Written instruction: Exact reproduction is required for all entries.

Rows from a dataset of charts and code
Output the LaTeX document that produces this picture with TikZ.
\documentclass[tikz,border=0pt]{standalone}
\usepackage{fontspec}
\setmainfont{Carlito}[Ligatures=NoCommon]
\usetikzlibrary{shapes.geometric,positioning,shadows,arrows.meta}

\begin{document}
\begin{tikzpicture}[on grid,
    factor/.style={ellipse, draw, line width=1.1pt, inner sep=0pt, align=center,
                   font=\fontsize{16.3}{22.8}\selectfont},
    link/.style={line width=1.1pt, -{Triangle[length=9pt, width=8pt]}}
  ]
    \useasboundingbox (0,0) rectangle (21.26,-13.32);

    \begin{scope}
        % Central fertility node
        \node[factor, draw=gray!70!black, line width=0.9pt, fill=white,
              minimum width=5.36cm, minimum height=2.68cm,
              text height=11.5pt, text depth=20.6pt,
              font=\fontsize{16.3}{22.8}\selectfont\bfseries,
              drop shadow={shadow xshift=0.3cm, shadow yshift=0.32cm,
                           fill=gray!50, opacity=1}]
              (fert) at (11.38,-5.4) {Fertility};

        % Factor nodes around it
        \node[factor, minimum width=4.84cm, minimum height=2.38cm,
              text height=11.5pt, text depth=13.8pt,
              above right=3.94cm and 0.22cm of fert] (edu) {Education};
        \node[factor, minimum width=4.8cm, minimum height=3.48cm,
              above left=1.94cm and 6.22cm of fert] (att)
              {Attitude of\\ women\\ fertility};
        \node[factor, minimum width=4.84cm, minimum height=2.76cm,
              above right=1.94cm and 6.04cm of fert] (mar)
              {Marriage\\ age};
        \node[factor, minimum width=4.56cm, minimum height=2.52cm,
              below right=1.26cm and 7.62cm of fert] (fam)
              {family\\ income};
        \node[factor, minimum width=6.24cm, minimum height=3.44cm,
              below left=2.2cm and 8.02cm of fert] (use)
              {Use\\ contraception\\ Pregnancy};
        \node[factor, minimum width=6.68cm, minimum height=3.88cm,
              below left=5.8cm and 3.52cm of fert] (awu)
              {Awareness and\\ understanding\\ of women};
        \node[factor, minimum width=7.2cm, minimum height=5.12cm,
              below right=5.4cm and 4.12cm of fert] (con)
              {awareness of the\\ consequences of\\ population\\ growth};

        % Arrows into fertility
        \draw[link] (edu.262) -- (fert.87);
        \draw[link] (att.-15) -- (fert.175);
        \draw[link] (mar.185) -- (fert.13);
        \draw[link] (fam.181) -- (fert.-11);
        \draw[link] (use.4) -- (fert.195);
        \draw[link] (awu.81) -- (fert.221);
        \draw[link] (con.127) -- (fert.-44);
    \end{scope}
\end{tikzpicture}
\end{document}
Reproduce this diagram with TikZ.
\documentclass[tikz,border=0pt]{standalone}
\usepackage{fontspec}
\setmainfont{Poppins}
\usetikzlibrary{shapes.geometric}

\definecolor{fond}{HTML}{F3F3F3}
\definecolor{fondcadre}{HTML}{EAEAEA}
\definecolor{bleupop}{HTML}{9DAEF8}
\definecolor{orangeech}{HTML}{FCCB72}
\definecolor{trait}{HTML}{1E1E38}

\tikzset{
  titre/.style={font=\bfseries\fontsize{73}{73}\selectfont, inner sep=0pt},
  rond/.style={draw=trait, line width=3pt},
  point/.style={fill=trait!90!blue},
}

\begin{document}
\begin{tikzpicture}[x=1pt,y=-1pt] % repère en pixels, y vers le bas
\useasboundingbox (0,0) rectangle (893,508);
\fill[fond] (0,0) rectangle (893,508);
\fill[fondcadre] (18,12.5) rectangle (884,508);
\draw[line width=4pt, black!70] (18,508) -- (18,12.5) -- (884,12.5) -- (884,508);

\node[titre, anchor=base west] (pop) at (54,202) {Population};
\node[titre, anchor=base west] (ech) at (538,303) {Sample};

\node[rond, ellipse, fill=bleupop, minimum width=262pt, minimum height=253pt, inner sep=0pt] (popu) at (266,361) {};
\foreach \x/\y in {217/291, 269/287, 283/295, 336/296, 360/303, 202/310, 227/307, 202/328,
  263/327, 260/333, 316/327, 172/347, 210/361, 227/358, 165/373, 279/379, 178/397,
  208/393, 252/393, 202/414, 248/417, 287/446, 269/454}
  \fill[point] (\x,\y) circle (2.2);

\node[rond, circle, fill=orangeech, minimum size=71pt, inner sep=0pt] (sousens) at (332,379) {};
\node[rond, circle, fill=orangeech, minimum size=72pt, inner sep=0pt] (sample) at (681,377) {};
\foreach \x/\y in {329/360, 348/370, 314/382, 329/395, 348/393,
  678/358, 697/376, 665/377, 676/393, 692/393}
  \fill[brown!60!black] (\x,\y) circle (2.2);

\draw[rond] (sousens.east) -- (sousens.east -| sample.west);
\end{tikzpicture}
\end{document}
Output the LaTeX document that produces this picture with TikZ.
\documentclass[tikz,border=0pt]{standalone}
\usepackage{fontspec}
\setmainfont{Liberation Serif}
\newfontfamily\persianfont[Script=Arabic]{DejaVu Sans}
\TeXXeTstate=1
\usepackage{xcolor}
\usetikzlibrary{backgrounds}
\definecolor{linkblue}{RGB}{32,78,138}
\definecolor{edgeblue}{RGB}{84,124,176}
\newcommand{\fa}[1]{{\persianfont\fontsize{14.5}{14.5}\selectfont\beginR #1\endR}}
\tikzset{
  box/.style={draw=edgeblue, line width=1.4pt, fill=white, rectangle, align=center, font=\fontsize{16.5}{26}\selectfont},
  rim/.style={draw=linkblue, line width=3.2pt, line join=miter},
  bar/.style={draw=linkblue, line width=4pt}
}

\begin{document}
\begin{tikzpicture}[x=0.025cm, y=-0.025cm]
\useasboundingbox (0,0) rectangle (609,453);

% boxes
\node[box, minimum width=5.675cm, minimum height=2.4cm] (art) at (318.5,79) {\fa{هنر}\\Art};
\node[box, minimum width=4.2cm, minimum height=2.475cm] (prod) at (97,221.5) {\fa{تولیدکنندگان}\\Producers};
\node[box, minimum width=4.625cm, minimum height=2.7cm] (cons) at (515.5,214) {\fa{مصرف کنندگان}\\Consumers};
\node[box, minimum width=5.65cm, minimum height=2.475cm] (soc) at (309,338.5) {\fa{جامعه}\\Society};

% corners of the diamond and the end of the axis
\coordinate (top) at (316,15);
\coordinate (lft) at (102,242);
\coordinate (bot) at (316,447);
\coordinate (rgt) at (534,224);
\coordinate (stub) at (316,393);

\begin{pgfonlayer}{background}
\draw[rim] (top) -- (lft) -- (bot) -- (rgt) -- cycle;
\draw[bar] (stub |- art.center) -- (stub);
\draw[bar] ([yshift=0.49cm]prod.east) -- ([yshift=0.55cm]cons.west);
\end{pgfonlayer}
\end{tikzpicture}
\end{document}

Written reply:
Output the LaTeX document that produces this picture with TikZ.
\documentclass[tikz,border=0pt]{standalone}
\usepackage{fontspec}
\setmainfont{Carlito}[Ligatures=NoCommon]
\usetikzlibrary{shapes.geometric,positioning,shadows,arrows.meta}

\begin{document}
\begin{tikzpicture}[on grid,
    factor/.style={ellipse, draw, line width=1.1pt, inner sep=0pt, align=center,
                   font=\fontsize{16.3}{22.8}\selectfont},
    link/.style={line width=1.1pt, -{Triangle[length=9pt, width=8pt]}}
  ]
    \useasboundingbox (0,0) rectangle (21.26,-13.32);

    \begin{scope}
        % Central fertility node
        \node[factor, draw=gray!70!black, line width=0.9pt, fill=white,
              minimum width=5.36cm, minimum height=2.68cm,
              text height=11.5pt, text depth=20.6pt,
              font=\fontsize{16.3}{22.8}\selectfont\bfseries,
              drop shadow={shadow xshift=0.3cm, shadow yshift=0.32cm,
                           fill=gray!50, opacity=1}]
              (fert) at (11.38,-5.4) {Fertility};

        % Factor nodes around it
        \node[factor, minimum width=4.84cm, minimum height=2.38cm,
              text height=11.5pt, text depth=13.8pt,
              above right=3.94cm and 0.22cm of fert] (edu) {Education};
        \node[factor, minimum width=4.8cm, minimum height=3.48cm,
              above left=1.94cm and 6.22cm of fert] (att)
              {Attitude of\\ women\\ fertility};
        \node[factor, minimum width=4.84cm, minimum height=2.76cm,
              above right=1.94cm and 6.04cm of fert] (mar)
              {Marriage\\ age};
        \node[factor, minimum width=4.56cm, minimum height=2.52cm,
              below right=1.26cm and 7.62cm of fert] (fam)
              {family\\ income};
        \node[factor, minimum width=6.24cm, minimum height=3.44cm,
              below left=2.2cm and 8.02cm of fert] (use)
              {Use\\ contraception\\ Pregnancy};
        \node[factor, minimum width=6.68cm, minimum height=3.88cm,
              below left=5.8cm and 3.52cm of fert] (awu)
              {Awareness and\\ understanding\\ of women};
        \node[factor, minimum width=7.2cm, minimum height=5.12cm,
              below right=5.4cm and 4.12cm of fert] (con)
              {awareness of the\\ consequences of\\ population\\ growth};

        % Arrows into fertility
        \draw[link] (edu.262) -- (fert.87);
        \draw[link] (att.-15) -- (fert.175);
        \draw[link] (mar.185) -- (fert.13);
        \draw[link] (fam.181) -- (fert.-11);
        \draw[link] (use.4) -- (fert.195);
        \draw[link] (awu.81) -- (fert.221);
        \draw[link] (con.127) -- (fert.-44);
    \end{scope}
\end{tikzpicture}
\end{document}
Reproduce this diagram with TikZ.
\documentclass[tikz,border=0pt]{standalone}
\usepackage{fontspec}
\setmainfont{Poppins}
\usetikzlibrary{shapes.geometric}

\definecolor{fond}{HTML}{F3F3F3}
\definecolor{fondcadre}{HTML}{EAEAEA}
\definecolor{bleupop}{HTML}{9DAEF8}
\definecolor{orangeech}{HTML}{FCCB72}
\definecolor{trait}{HTML}{1E1E38}

\tikzset{
  titre/.style={font=\bfseries\fontsize{73}{73}\selectfont, inner sep=0pt},
  rond/.style={draw=trait, line width=3pt},
  point/.style={fill=trait!90!blue},
}

\begin{document}
\begin{tikzpicture}[x=1pt,y=-1pt] % repère en pixels, y vers le bas
\useasboundingbox (0,0) rectangle (893,508);
\fill[fond] (0,0) rectangle (893,508);
\fill[fondcadre] (18,12.5) rectangle (884,508);
\draw[line width=4pt, black!70] (18,508) -- (18,12.5) -- (884,12.5) -- (884,508);

\node[titre, anchor=base west] (pop) at (54,202) {Population};
\node[titre, anchor=base west] (ech) at (538,303) {Sample};

\node[rond, ellipse, fill=bleupop, minimum width=262pt, minimum height=253pt, inner sep=0pt] (popu) at (266,361) {};
\foreach \x/\y in {217/291, 269/287, 283/295, 336/296, 360/303, 202/310, 227/307, 202/328,
  263/327, 260/333, 316/327, 172/347, 210/361, 227/358, 165/373, 279/379, 178/397,
  208/393, 252/393, 202/414, 248/417, 287/446, 269/454}
  \fill[point] (\x,\y) circle (2.2);

\node[rond, circle, fill=orangeech, minimum size=71pt, inner sep=0pt] (sousens) at (332,379) {};
\node[rond, circle, fill=orangeech, minimum size=72pt, inner sep=0pt] (sample) at (681,377) {};
\foreach \x/\y in {329/360, 348/370, 314/382, 329/395, 348/393,
  678/358, 697/376, 665/377, 676/393, 692/393}
  \fill[brown!60!black] (\x,\y) circle (2.2);

\draw[rond] (sousens.east) -- (sousens.east -| sample.west);
\end{tikzpicture}
\end{document}
Output the LaTeX document that produces this picture with TikZ.
\documentclass[tikz,border=0pt]{standalone}
\usepackage{fontspec}
\setmainfont{Liberation Serif}
\newfontfamily\persianfont[Script=Arabic]{DejaVu Sans}
\TeXXeTstate=1
\usepackage{xcolor}
\usetikzlibrary{backgrounds}
\definecolor{linkblue}{RGB}{32,78,138}
\definecolor{edgeblue}{RGB}{84,124,176}
\newcommand{\fa}[1]{{\persianfont\fontsize{14.5}{14.5}\selectfont\beginR #1\endR}}
\tikzset{
  box/.style={draw=edgeblue, line width=1.4pt, fill=white, rectangle, align=center, font=\fontsize{16.5}{26}\selectfont},
  rim/.style={draw=linkblue, line width=3.2pt, line join=miter},
  bar/.style={draw=linkblue, line width=4pt}
}

\begin{document}
\begin{tikzpicture}[x=0.025cm, y=-0.025cm]
\useasboundingbox (0,0) rectangle (609,453);

% boxes
\node[box, minimum width=5.675cm, minimum height=2.4cm] (art) at (318.5,79) {\fa{هنر}\\Art};
\node[box, minimum width=4.2cm, minimum height=2.475cm] (prod) at (97,221.5) {\fa{تولیدکنندگان}\\Producers};
\node[box, minimum width=4.625cm, minimum height=2.7cm] (cons) at (515.5,214) {\fa{مصرف کنندگان}\\Consumers};
\node[box, minimum width=5.65cm, minimum height=2.475cm] (soc) at (309,338.5) {\fa{جامعه}\\Society};

% corners of the diamond and the end of the axis
\coordinate (top) at (316,15);
\coordinate (lft) at (102,242);
\coordinate (bot) at (316,447);
\coordinate (rgt) at (534,224);
\coordinate (stub) at (316,393);

\begin{pgfonlayer}{background}
\draw[rim] (top) -- (lft) -- (bot) -- (rgt) -- cycle;
\draw[bar] (stub |- art.center) -- (stub);
\draw[bar] ([yshift=0.49cm]prod.east) -- ([yshift=0.55cm]cons.west);
\end{pgfonlayer}
\end{tikzpicture}
\end{document}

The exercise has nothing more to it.